Perhaps Mati Greenspan, senior market analyst at eToro, summed it up well in his daily email briefing when he said: “Now, I know what you might be thinking… ‘oh great, just what I needed, more stablecoins.’”
But CEO Yoni Assia believes eToro’s branded stablecoins have a legitimate role to play in the market’s development, by providing much-needed liquidity.
Liquidity is the ease in which an asset can be bought or sold on the open market, without greatly affecting the spot price. Assets that are hard to sell are considered illiquid. This has the knock-on effect on making an asset more volatile, as a single trade can cause the price to move significantly.
“Some exchanges have thin order books into fiat,” Assia told Crypto Briefing. Although assets like Tether (USDT) are widely tradeable, they still suffer from high volatility because markets can’t provide sufficient liquidity. “By issuing our own stablecoin we are therefore increasing liquidity,” he explained.
With improving market sentiment and the (possible) end of the bear market, demand for a stable store of value may not be as high as it once was.
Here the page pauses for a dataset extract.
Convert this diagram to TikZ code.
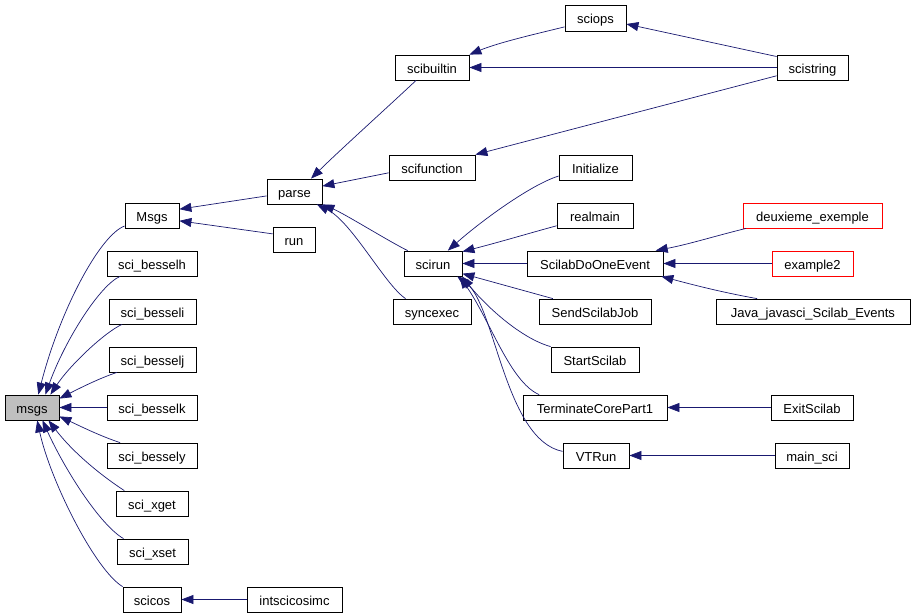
\documentclass[tikz,border=0pt]{standalone}
\usepackage{fontspec}
\setmainfont{Liberation Sans}
\usetikzlibrary{arrows.meta}
\definecolor{edgeblue}{RGB}{25,25,112}
\tikzset{
  box/.style={draw=black, line width=0.8pt, minimum height=25pt, inner sep=1pt, text height=13pt, text depth=1pt, font=\fontsize{13}{15}\selectfont, anchor=center},
  redbox/.style={box, draw=red},
  callee/.style={box, fill=black!25},
  edge/.style={draw=edgeblue, line width=0.7pt, -{Triangle[length=12pt,width=9pt]}},
}
\begin{document}
\begin{tikzpicture}[x=1pt,y=-1pt]
\useasboundingbox (0,0) rectangle (914,615);
% nodes
\node[callee, minimum width=54pt] (msgs) at (32,407.5) {msgs};
\node[box, minimum width=54pt] (Msgs) at (152,215.5) {Msgs};
\node[box, minimum width=90pt] (besselh) at (152,263.5) {sci\_besselh};
\node[box, minimum width=87pt] (besseli) at (152.5,311.5) {sci\_besseli};
\node[box, minimum width=87pt] (besselj) at (152.5,359.5) {sci\_besselj};
\node[box, minimum width=90pt] (besselk) at (152,407.5) {sci\_besselk};
\node[box, minimum width=90pt] (bessely) at (152,455.5) {sci\_bessely};
\node[box, minimum width=72pt] (xget) at (152,503.5) {sci\_xget};
\node[box, minimum width=71pt] (xset) at (152.5,551.5) {sci\_xset};
\node[box, minimum width=58pt] (scicos) at (152,599.5) {scicos};
\node[box, minimum width=95pt] (intscicosimc) at (294.5,599.5) {intscicosimc};
\node[box, minimum width=55pt] (parse) at (294.5,191.5) {parse};
\node[box, minimum width=42pt] (run) at (294,240) {run};
\node[box, minimum width=74pt] (scibuiltin) at (432,67.5) {scibuiltin};
\node[box, minimum width=61pt, minimum height=26pt] (sciops) at (595.5,18) {sciops};
\node[box, minimum width=71pt] (scistring) at (812.5,67.5) {scistring};
\node[box, minimum width=86pt] (scifunction) at (432,167.5) {scifunction};
\node[box, minimum width=58pt] (scirun) at (433,263.5) {scirun};
\node[box, minimum width=78pt] (syncexec) at (432,311.5) {syncexec};
\node[box, minimum width=73pt] (Initialize) at (595.5,167.5) {Initialize};
\node[box, minimum width=76pt] (realmain) at (595,215.5) {realmain};
\node[box, minimum width=136pt] (SDOE) at (595,263.5) {ScilabDoOneEvent};
\node[box, minimum width=112pt] (SendScilabJob) at (595,311.5) {SendScilabJob};
\node[box, minimum width=88pt] (StartScilab) at (595,359.5) {StartScilab};
\node[box, minimum width=144pt] (Terminate) at (595,407.5) {TerminateCorePart1};
\node[box, minimum width=66pt] (VTRun) at (596,455.5) {VTRun};
\node[redbox, minimum width=139pt] (deux) at (812.5,215.5) {deuxieme\_exemple};
\node[redbox, minimum width=81pt] (example2) at (812.5,263.5) {example2};
\node[box, minimum width=194pt] (Java) at (813,311.5) {Java\_javasci\_Scilab\_Events};
\node[box, minimum width=82pt] (ExitScilab) at (812,407.5) {ExitScilab};
\node[box, minimum width=74pt] (mainsci) at (812,455.5) {main\_sci};
% edges into msgs
\draw[edge] (Msgs.201) .. controls (100,235) and (60,310) .. (msgs.64);
\draw[edge] (besselh.202.6) .. controls (100,285) and (65,340) .. (msgs.44);
\draw[edge] (besseli.203) .. controls (105,332) and (70,365) .. (msgs.35);
\draw[edge] (besselj.200) .. controls (100,378) and (80,388) .. (msgs.18);
\draw[edge] (besselk) -- (msgs);
\draw[edge] (bessely.158.7) .. controls (100,436) and (80,426) .. (msgs.-18);
\draw[edge] (xget.155) .. controls (105,478) and (75,455) .. (msgs.-38);
\draw[edge] (xset.156.3) .. controls (100,525) and (65,470) .. (msgs.-51);
\draw[edge] (scicos.north west) .. controls (95,570) and (50,480) .. (msgs.-68);
\draw[edge] (intscicosimc) -- (scicos);
% into Msgs
\draw[edge] (parse.189.3) -- (Msgs.13.5);
\draw[edge] (run.164) -- (Msgs.-11.5);
% into parse
\draw[edge] (scibuiltin.219.8) .. controls (390,105) and (340,150) .. (parse.38.9);
\draw[edge] (scifunction.187.3) -- (parse.11.3);
\draw[edge] (scirun.153.4) .. controls (390,242) and (345,214) .. (parse.south east);
\draw[edge] (syncexec.154.3) .. controls (385,285) and (352,222) .. (parse.-30);
% into scibuiltin, sciops, scifunction
\draw[edge] (sciops.196.4) .. controls (540,33) and (500,42) .. (scibuiltin.north east);
\draw[edge] (scistring) -- (scibuiltin);
\draw[edge] (scistring.163.5) -- (sciops.-11);
\draw[edge] (scistring.193.5) -- (scifunction.north east);
% into scirun
\draw[edge] (Initialize.193) .. controls (530,185) and (480,222) .. (scirun.41.8);
\draw[edge] (realmain.195.5) .. controls (530,233) and (500,242) .. (scirun.22);
\draw[edge] (SDOE) -- (scirun);
\draw[edge] (SendScilabJob.163.8) -- (scirun.-19.9);
\draw[edge] (StartScilab.north west) .. controls (520,338) and (485,305) .. (scirun.-24);
\draw[edge] (Terminate.167.2) .. controls (510,382) and (490,320) .. (scirun.-26);
\draw[edge] (VTRun.173.9) .. controls (505,440) and (495,305) .. (scirun.-28);
% into ScilabDoOneEvent etc.
\draw[edge] (deux.191.3) .. controls (715,236) and (690,244) .. (SDOE.12.4);
\draw[edge] (example2) -- (SDOE);
\draw[edge] (Java.167.4) .. controls (720,292) and (690,284) .. (SDOE.-11.6);
\draw[edge] (ExitScilab) -- (Terminate);
\draw[edge] (mainsci) -- (VTRun);
\end{tikzpicture}
\end{document}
But even if stablecoins are no longer the plat du jour, greater liquidity reduces volatility, which has been a problem in the past.
Although pegged to fiat at a 1:1 ratio, stablecoins can still slip in value. Tether dropped by as much as $0.82 back in October, and Dai has to rely on the free market and a complex system of buybacks to ensure its value stays equal to the US dollar.
But eToro can only provide liquidity if its stablecoins are widely used, an eventuality in which Assia is quietly confident. Although he wouldn’t provide exact numbers, he did confirm that the platform spends tens of millions of dollars every year on marketing.
That’s expensive, but according to Assia a worthwhile investment. “eToro is very ROI [return on investment] orientated,” he explained. “[W]e spend money where we can promote the space and increase our brand awareness”.
“[Marketing] generates interest in our products…and attracts potential customers,” he added.